[FFmpeg-devel] [PATCH] Fix mm_flags, mm_support for ARM

Tue Jul 1 10:00:43 CEST 2008

On Monday 30 June 2008, M?ns Rullg?rd wrote:
> Siarhei Siamashka wrote:
> > On Saturday 28 June 2008, M?ns Rullg?rd wrote:
[...]
> >> ((1<<(COL_SHIFT-1))/W4)*W4 doesn't fit in 16 bits, so that method
> >> can't easily be used when everything else is in 16-bit vectors.
> >
> > But (1 << (COL_SHIFT-1)) does not fit it either. I don't see any
> > significant difference between:
> >
> > a0 = W4 * col[0] + (1 << (COL_SHIFT-1));
> >
> > and
> >
> > a0 = W4 * col[0] + ((1<<(COL_SHIFT-1))/W4)*W4;
> >
> > Sure, the first one can be encoded as a constant immediate operand in ARM
> > instruction and the second one can't, but that's not a big deal (it can
> > be loaded from memory)
>
> Loading from memory is slower than using an immediate operand, and being
> wider than 16 bits it can't share a register with other values.

Loading from memory (actually from L1 cache) is faster than using an immediate
operand. Just because you can easily initialize 2 registers per cycle instead
of just one (on ARM11). The only drawback is the higher latency. With
immediate operand, you can use this constant right away, but when loading it
from memory, you have to wait a bit.

You have a number of constants to be loaded from memory anyway, putting one
more constant into the same cache line will have absolutely no impact on
performance.

[...]

> >> > In any case, ARMv6 idct still needs heavy optimizations, it is not
> >> > very fast (on its target devices with ARM11 CPUs of course).
> >>
> >> Well, it's considerably faster than the C IDCT, but I'm not denying it
> >> could be improved.  Are you talking about sparse data handling, or
> >> something else?
> >
> > It has quite a number of performance problems:
> > 1. it's not using 64-bit load instructions (and dual loads are almost as
> > useful as dual multiplies for IDCT)
>
> Odd, I can't remember why I didn't use those.
>
> > 2. heavy functions call/ret overhead (ordinary loops are a lot faster)
>
> Why are function calls so slow?

Well, let's check ARM11 TRM and compare the number of cycles.

The code like:

"bl some_function
bx lr"

will take 1 + 4 = 5 cycles in the best case (correct prediction).

while normal loop:

"subs <something>
b<cond> some_label"

will take 1 + 0 = 1 cycle in the best case (correct prediction and branch
folding)

So you lose 4 cycles per function call, this will negate effect of four
dual multiply instructions in the code (as each one saves 1 cycle when
compared to ARMv5TE multiplications).

Of course there are some issues related to the fact that you need to handle
loop counter in some way, but you also need to deal with return address when
calling functions.

In any case, function calls are much slower than normal loops on ARM11.

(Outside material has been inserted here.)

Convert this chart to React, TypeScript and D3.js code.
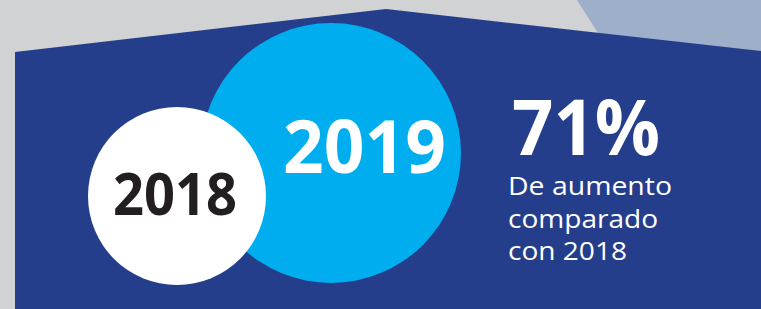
import { useEffect, useRef } from 'react';
import * as d3 from 'd3';

const width = 761;
const height = 309;

// datos
const years = ['2018', '2019'];
const increase = 71;
const captionLines = ['De aumento', 'comparado', 'con 2018'];

// colores
const bg = '#d1d2d4';
const navy = '#243e8c';
const cyan = '#00aeef';
const slate = '#9eafc9';

const App = () => {
  const svgRef = useRef<SVGSVGElement>(null);

  useEffect(() => {
    const svg = d3.select(svgRef.current);
    svg.selectAll('*').remove();

    svg.append('rect').attr('width', width).attr('height', height).attr('fill', bg);

    const line = d3.line();

    // triángulo claro arriba a la derecha
    svg.append('path')
      .attr('d', line([[577, 0], [width, 0], [width, 60], [615, 60]]) + 'Z')
      .attr('fill', slate);

    // "techo" azul oscuro
    svg.append('path')
      .attr('d', line([[15, 52], [386, 9], [width, 51], [width, height], [15, height]]) + 'Z')
      .attr('fill', navy);

    // círculos: el segundo año dibujado primero (queda detrás)
    const circles = [
      { year: years[1], cx: 331, cy: 153, r: 130, fill: cyan },
      { year: years[0], cx: 177, cy: 196, r: 89, fill: '#ffffff' },
    ];

    svg.selectAll('circle.year')
      .data(circles)
      .enter().append('circle')
      .attr('class', 'year')
      .attr('cx', d => d.cx)
      .attr('cy', d => d.cy)
      .attr('r', d => d.r)
      .attr('fill', d => d.fill);

    const font = "'Open Sans', 'DejaVu Sans', sans-serif";

    // etiquetas de año
    const labels = [
      { text: years[1], x: 283, y: 173, size: 74, len: 163, color: '#ffffff' },
      { text: years[0], x: 113, y: 215, size: 59, len: 124, color: '#231f20' },
    ];
    svg.selectAll('text.year')
      .data(labels)
      .enter().append('text')
      .attr('class', 'year')
      .attr('x', d => d.x)
      .attr('y', d => d.y)
      .attr('font-family', font)
      .attr('font-weight', 700)
      .attr('font-size', d => d.size)
      .attr('textLength', d => d.len)
      .attr('lengthAdjust', 'spacingAndGlyphs')
      .attr('fill', d => d.color)
      .text(d => d.text);

    // porcentaje
    svg.append('text')
      .attr('x', 512)
      .attr('y', 155)
      .attr('font-family', font)
      .attr('font-weight', 700)
      .attr('font-size', 77)
      .attr('textLength', 148)
      .attr('lengthAdjust', 'spacingAndGlyphs')
      .attr('fill', '#ffffff')
      .text(`${increase}%`);

    const lens = [164, 150, 119];
    svg.selectAll('text.caption')
      .data(captionLines)
      .enter().append('text')
      .attr('class', 'caption')
      .attr('x', 508)
      .attr('y', (_, i) => 195 + i * 32.5)
      .attr('font-family', font)
      .attr('font-size', 26)
      .attr('textLength', (_, i) => lens[i])
      .attr('lengthAdjust', 'spacingAndGlyphs')
      .attr('fill', '#ffffff')
      .text(d => d);
  }, []);

  return (
    <svg
      ref={svgRef}
      width={width}
      height={height}
      style={{ position: 'absolute', left: 0, top: 0, display: 'block' }}
    />
  );
};

export default App;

> > 3. sparse data handling
>
> Yes, that is a bit lacking.
>
> > It can be clearly seen if you try to benchmark it against optimized
> > ARMv5TE IDCT on ARM11, and ARMv6 IDCT fails to provide any significant
> > performance improvement (actually performance is roughly the same and
> > I can't say which one is faster). Also ARMv5TE optimized IDCT can be
> > easily modified to use ARMv6 saturation instructions instead of table
> > lookups. That should save at least 64 cycles per _add/_put function
> > and I suspect that this hacked ARMv5TE IDCT would easily leap ahead
> > and outperform your ARMv6 IDCT.
> >
> > We have the following hardware features list:
> > "dual loads", "dual multiplies", "saturation"
> >
> > Your IDCT uses only "dual multiplies" and "saturation"
> >
> > ARMv5TE IDCT uses only "dual loads", but can be trivially modified to use
> > "saturation" too
>
> How fast are the v5TE instructions on v6 compared to v6 SIMD instructions?
> On Cortex-A8 they are slower than on ARM9, presumably because NEON is
> the favoured way of doing things there.

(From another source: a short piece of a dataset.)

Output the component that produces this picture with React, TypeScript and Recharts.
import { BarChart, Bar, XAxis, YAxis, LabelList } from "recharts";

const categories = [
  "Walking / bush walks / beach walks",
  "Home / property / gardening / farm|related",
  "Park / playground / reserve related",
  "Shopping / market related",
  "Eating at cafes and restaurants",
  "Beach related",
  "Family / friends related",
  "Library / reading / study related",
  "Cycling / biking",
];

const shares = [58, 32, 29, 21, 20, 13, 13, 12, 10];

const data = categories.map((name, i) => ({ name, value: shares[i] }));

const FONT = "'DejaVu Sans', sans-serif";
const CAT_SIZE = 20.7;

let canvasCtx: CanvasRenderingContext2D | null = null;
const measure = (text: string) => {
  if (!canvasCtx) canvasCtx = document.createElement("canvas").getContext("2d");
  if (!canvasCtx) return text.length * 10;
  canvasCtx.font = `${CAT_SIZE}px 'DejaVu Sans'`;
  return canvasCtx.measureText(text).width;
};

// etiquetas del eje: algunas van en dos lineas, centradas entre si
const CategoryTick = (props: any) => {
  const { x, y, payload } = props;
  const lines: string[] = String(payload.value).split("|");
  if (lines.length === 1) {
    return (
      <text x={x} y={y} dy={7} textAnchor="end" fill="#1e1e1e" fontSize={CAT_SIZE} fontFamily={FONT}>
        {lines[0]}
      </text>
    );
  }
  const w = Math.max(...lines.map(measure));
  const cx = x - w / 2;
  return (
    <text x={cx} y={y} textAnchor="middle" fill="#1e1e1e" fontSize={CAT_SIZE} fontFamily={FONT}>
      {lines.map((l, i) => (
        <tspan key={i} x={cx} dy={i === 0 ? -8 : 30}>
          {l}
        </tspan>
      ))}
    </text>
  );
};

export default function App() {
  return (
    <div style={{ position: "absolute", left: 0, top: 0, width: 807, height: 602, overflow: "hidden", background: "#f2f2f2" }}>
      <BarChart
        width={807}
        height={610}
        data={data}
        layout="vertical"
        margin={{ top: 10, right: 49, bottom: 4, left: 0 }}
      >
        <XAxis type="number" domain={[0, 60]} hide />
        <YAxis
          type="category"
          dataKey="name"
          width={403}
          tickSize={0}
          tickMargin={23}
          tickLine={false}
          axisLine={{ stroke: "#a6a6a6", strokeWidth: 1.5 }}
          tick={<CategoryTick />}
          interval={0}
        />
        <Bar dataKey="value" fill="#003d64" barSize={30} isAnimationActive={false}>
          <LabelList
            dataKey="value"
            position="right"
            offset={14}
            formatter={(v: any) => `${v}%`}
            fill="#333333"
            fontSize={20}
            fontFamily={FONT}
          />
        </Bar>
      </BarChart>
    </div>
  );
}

v5TE instructions don't introduce any unexpected slowdowns like in Cortex-A8,
though v6 SIMD instructions are of course faster.

BTW, Cortex-A8 also has a downgrade for VFP (it is replaced with VFP Lite,
which is non-pipelined), so at least double precision floating point
calculations will be a lot slower on Cortex-A8 than on ARM11 per cycle. And
single precision floating point calculations have to be moved to NEON:
http://www.design-reuse.com/articles/11580/architecture-and-implementation-of-the-arm-cortex-a8-microprocessor.html

-- 
Best regards,
Siarhei Siamashka